OpenAI, Anthropic Speed Toward IPOs Amid Growing Scrutiny of Token Payments
America’s leading AI labs are set to spend the second half of this year preparing for initial public offerings that will vault them into instant megacap status. Anthropic, valued at $965 billion in May, is slated to debut as early as October, and OpenAI, valued at $852 billion in March, is likely to follow in 2027.
As listings loom, questions about the nature of the companies’ token-payment business model are getting louder. Palantir CEO Alex Karp blasted the model last week, telling CNBC that “something has gone completely wrong.” Enterprise customers have begun to question the burdensome cost of pay-per-use token consumption and look to cheaper, less sophisticated open-weight models. So can the world’s two great AI labs keep up the pace?
The aggressive adoption of agentic AI in some workplaces this year led to the creation of the slang term tokenmaxxing. That’s what happens when engineers, under pressure to demonstrate they are integrating the new technology but with no clear guidelines, use AI models to excess. Executives have quickly realized this isn’t the most efficient way of doing business. As a result, companies including Uber, Microsoft, Salesforce and Meta have taken steps to ration their employees’ use of advanced AI because the token payment structure preferred by Anthropic and OpenAI has proven more expensive than it’s worth.
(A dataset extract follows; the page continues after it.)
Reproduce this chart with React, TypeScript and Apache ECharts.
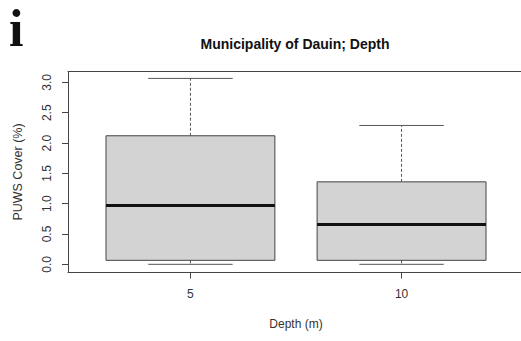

Speaking to TBPN, Palantir’s Karp said the excessive use of AI without regard for whether it creates value is “kind of like a porn addiction.” During his CNBC appearance, he said the US AI industry should not dismiss the potential for cheaper open-weight models, especially those in development in China, to close the gap:
Raising the Stakes: The Financial Times reported last week that OpenAI has held talks with the Trump administration about giving the US government a 5% stake. But the paper said its proposal hinges on other US AI labs, like Anthropic, agreeing to do the same. Experts, meanwhile, warn that recent export controls on advanced US AI models may accelerate the international adoption of models developed by Chinese firms. Two respected Silicon Valley financiers who have the president’s ear understand this: Former Trump advisor David Sacks and current Trump advisor Marc Andreessen have both noted GLM-5.2’s power in recent weeks.